Listed records:
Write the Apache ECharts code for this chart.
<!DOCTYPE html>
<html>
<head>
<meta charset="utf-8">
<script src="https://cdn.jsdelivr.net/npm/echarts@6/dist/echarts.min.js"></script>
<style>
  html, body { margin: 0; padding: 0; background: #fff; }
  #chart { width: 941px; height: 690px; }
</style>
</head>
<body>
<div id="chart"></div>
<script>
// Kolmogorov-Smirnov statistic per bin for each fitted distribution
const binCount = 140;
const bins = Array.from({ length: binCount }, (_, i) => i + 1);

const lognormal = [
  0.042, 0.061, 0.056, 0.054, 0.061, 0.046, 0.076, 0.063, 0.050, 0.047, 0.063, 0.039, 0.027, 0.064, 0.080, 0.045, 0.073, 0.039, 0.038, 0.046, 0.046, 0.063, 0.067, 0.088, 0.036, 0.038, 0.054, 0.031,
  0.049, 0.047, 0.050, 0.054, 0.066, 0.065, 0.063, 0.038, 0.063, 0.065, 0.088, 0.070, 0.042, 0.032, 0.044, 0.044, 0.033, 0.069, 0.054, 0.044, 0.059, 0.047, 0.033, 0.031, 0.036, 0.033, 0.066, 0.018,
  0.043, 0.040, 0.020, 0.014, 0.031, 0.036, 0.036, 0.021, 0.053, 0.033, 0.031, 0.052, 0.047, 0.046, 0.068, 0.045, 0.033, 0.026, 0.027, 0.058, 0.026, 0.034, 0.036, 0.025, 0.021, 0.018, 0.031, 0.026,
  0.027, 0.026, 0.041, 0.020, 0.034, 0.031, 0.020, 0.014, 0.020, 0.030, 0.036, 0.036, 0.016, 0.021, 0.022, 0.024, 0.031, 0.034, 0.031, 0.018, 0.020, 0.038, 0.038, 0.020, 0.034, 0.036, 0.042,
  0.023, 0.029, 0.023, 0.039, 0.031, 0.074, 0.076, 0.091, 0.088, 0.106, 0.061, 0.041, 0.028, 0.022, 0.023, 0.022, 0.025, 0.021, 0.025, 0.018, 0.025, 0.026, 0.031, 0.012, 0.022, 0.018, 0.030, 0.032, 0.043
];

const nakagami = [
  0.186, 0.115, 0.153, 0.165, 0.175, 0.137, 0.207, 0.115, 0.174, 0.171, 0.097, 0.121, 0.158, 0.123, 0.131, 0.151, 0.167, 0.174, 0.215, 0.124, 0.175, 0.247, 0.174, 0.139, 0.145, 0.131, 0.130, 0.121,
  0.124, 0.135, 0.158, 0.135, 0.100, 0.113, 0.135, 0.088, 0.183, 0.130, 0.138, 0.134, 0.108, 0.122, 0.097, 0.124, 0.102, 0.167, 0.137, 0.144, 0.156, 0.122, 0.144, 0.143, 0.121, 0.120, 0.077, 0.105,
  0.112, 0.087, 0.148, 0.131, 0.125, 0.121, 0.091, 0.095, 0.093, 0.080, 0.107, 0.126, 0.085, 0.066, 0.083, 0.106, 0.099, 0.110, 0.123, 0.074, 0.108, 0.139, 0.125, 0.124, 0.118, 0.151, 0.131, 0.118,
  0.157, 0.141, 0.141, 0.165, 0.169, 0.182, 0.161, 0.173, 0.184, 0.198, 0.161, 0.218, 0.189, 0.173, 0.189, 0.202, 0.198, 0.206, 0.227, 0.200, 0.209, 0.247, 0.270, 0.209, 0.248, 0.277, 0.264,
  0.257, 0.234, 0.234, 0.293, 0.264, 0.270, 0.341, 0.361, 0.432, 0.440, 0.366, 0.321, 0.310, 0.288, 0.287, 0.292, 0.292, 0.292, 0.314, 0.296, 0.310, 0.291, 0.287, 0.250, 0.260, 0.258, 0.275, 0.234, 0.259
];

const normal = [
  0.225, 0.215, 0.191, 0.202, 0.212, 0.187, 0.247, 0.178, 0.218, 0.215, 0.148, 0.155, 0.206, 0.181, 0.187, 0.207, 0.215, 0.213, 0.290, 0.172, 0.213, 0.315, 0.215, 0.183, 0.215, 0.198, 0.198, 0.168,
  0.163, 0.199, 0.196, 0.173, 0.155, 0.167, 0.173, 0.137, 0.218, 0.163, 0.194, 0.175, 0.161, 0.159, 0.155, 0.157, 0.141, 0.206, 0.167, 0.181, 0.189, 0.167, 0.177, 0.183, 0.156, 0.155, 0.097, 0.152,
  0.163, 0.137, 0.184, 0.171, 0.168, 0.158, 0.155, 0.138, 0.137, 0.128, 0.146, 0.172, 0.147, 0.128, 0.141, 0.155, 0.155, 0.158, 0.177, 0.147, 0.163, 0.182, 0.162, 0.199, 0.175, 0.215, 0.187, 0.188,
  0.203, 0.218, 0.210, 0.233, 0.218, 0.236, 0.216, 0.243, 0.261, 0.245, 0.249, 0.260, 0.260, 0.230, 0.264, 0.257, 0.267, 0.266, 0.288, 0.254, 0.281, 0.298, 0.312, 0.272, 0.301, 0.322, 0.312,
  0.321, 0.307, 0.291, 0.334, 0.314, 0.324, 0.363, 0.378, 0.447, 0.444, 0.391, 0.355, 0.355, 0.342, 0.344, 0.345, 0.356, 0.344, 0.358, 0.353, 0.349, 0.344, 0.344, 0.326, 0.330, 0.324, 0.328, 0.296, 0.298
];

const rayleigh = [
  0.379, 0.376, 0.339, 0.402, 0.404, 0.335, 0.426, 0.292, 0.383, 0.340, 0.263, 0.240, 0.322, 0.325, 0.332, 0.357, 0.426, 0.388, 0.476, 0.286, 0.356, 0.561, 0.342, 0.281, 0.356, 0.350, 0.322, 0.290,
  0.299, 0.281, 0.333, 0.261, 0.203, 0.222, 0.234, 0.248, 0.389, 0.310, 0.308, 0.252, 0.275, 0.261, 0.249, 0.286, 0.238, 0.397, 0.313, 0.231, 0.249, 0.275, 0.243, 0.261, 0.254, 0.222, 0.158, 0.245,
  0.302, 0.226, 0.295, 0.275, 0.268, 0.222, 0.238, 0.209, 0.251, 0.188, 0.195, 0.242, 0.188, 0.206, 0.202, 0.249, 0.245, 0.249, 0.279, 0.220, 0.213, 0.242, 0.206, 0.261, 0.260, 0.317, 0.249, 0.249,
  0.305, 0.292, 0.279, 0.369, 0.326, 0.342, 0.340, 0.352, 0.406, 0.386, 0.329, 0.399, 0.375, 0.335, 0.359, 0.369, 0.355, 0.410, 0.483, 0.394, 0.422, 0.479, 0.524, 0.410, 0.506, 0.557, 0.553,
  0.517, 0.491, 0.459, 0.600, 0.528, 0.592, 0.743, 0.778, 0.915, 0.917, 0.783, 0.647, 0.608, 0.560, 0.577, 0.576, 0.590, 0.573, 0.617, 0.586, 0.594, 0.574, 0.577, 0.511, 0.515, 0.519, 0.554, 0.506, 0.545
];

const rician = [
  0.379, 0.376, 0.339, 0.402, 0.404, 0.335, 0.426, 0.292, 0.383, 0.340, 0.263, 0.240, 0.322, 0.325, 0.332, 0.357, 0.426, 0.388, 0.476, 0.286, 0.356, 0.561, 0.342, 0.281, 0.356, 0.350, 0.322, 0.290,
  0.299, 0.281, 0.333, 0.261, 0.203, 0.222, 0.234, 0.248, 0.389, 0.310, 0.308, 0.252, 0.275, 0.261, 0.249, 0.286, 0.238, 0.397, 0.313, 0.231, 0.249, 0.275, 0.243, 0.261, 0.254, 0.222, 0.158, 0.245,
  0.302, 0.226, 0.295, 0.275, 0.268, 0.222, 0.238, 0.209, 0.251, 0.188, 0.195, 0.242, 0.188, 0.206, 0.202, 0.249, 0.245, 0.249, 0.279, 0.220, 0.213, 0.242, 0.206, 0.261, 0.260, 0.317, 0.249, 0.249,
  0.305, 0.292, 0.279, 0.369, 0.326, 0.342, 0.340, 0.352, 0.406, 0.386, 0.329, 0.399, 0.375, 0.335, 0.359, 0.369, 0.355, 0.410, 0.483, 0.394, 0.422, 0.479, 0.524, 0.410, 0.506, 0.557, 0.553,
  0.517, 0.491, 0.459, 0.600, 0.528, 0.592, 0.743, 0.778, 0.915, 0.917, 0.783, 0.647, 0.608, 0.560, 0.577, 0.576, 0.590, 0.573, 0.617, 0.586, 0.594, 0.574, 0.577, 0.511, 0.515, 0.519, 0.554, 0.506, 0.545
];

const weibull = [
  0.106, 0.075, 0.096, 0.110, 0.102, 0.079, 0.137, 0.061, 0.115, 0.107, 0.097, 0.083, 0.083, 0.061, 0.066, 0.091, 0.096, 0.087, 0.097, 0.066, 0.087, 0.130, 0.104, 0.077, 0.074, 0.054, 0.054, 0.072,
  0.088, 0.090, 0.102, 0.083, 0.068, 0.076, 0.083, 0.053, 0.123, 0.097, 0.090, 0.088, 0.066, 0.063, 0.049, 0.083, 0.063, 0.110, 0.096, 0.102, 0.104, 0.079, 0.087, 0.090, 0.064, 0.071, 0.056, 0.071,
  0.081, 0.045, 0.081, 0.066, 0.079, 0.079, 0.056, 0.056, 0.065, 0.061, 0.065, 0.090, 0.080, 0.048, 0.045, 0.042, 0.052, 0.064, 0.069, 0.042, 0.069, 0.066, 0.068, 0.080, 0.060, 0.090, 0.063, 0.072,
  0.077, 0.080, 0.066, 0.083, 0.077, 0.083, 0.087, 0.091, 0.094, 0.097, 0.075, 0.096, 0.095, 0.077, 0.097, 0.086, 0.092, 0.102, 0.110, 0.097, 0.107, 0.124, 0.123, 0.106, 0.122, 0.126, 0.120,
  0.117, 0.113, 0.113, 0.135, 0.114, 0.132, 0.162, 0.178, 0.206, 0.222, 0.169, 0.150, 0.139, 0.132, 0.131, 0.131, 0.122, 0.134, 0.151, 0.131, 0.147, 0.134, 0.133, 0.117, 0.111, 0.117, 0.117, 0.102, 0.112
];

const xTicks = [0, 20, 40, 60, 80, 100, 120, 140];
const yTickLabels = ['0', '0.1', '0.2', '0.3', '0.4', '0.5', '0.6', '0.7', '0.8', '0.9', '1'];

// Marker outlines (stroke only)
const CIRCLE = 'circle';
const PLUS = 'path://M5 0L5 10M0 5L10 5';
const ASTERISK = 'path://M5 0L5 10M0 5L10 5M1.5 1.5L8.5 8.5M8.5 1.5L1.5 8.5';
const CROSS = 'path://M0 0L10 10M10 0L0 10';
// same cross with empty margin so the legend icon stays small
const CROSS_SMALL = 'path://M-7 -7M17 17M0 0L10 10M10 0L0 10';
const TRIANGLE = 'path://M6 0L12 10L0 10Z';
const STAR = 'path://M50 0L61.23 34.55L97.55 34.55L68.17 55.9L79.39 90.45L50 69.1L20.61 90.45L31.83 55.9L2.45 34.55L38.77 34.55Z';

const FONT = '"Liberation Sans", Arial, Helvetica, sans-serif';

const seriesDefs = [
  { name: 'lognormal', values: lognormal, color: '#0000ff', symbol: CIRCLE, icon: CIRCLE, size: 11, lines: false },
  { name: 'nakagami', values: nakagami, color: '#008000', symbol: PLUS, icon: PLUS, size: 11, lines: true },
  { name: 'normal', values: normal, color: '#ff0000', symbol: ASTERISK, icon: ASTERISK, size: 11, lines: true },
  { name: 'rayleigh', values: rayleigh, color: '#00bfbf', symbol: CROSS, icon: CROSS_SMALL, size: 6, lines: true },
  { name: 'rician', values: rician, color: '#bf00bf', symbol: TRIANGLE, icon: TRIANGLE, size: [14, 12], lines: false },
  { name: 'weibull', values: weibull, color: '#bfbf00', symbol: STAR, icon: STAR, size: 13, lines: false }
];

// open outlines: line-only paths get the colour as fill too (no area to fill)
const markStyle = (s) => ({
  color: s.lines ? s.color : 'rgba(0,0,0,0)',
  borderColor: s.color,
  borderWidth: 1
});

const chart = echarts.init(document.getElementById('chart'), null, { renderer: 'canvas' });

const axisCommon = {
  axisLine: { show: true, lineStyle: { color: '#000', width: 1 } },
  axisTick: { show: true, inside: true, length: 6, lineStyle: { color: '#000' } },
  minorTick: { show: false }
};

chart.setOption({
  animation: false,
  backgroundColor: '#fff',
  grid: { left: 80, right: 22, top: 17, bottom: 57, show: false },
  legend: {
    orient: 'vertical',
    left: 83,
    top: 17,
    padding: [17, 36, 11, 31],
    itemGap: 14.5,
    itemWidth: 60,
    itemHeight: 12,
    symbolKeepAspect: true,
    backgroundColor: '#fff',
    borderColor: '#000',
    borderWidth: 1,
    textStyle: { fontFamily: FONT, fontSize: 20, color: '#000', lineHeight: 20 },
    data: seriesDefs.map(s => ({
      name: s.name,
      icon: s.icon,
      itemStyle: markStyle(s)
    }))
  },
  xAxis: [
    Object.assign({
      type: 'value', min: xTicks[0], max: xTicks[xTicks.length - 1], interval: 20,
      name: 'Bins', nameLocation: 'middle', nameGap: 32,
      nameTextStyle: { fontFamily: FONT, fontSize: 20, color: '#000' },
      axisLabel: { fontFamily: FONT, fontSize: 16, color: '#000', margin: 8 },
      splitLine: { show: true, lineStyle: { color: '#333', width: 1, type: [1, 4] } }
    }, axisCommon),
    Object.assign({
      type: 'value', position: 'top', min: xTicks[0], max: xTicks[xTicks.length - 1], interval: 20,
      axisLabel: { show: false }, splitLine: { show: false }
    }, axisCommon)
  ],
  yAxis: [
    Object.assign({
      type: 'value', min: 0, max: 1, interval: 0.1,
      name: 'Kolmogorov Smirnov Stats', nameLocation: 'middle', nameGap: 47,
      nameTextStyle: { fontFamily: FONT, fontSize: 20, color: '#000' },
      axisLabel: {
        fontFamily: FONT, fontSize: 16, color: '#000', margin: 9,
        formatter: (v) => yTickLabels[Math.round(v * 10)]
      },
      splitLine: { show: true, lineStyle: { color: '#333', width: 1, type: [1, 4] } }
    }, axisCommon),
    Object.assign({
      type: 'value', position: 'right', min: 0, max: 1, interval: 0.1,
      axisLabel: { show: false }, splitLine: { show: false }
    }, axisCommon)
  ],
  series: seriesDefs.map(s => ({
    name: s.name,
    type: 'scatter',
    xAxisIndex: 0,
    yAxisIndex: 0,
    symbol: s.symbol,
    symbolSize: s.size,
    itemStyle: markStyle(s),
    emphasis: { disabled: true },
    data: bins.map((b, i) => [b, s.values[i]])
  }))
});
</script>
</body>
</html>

==

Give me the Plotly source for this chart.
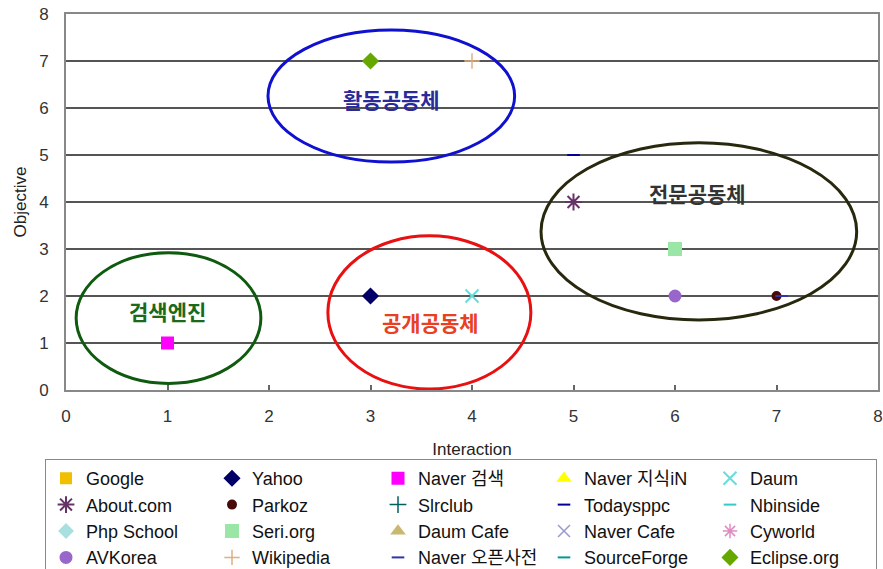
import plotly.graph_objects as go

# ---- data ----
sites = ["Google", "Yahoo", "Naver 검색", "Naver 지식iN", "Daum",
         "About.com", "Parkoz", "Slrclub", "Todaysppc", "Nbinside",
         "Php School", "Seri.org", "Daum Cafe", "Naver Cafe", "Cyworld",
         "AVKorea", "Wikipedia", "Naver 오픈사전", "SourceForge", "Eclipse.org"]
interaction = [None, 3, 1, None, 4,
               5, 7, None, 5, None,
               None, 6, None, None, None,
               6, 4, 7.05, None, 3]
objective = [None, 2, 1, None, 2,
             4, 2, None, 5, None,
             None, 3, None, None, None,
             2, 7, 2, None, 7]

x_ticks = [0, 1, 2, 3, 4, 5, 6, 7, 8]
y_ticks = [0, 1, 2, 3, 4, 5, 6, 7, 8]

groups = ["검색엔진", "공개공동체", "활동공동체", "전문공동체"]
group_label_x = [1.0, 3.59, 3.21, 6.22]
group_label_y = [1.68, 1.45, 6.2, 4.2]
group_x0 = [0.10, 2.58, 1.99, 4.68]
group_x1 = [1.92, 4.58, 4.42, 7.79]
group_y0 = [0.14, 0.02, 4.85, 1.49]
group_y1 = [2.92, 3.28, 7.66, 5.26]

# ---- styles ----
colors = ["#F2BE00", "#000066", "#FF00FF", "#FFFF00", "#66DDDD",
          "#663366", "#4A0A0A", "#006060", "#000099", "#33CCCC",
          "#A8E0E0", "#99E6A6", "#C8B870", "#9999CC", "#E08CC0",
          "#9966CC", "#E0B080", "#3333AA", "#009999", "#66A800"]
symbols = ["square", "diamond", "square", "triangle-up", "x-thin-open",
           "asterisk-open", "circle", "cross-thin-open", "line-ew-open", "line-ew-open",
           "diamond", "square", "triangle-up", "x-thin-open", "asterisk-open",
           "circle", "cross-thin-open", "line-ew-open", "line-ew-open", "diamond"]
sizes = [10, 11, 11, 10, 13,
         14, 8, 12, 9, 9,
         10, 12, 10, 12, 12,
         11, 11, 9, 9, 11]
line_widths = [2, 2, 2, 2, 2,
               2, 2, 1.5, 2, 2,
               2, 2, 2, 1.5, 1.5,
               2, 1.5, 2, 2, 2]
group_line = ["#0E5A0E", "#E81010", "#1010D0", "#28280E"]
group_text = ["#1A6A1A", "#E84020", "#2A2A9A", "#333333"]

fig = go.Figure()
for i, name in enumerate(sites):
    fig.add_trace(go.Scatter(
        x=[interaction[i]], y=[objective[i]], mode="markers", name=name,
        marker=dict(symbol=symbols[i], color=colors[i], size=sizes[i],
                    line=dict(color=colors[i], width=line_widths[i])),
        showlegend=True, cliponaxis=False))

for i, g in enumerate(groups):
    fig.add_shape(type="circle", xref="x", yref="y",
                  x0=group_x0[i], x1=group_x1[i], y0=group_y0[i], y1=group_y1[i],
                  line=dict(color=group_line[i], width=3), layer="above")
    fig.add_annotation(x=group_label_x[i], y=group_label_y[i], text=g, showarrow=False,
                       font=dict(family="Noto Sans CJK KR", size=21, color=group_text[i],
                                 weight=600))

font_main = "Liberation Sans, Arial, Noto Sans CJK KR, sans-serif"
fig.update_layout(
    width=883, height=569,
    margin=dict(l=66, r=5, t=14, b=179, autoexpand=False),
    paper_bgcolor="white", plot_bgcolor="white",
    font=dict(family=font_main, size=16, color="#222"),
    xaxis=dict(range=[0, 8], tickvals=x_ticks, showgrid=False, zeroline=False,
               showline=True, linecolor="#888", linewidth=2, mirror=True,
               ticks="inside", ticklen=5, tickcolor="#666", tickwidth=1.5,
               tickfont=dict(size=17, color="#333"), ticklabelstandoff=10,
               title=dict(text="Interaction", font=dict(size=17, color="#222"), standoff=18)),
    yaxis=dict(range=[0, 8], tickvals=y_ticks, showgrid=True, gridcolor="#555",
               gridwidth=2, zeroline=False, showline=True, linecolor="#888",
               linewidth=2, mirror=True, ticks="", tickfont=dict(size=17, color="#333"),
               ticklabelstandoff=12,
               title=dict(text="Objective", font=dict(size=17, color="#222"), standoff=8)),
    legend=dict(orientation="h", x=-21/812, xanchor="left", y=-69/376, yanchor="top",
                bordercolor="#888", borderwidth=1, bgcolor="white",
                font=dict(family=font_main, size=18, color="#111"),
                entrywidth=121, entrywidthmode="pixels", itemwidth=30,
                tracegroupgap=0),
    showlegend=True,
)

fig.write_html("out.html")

Short task:
Look for "this" and pull out every line that has it.

Full answer:
Write the Apache ECharts code for this chart.
Give me the Plotly source for this chart.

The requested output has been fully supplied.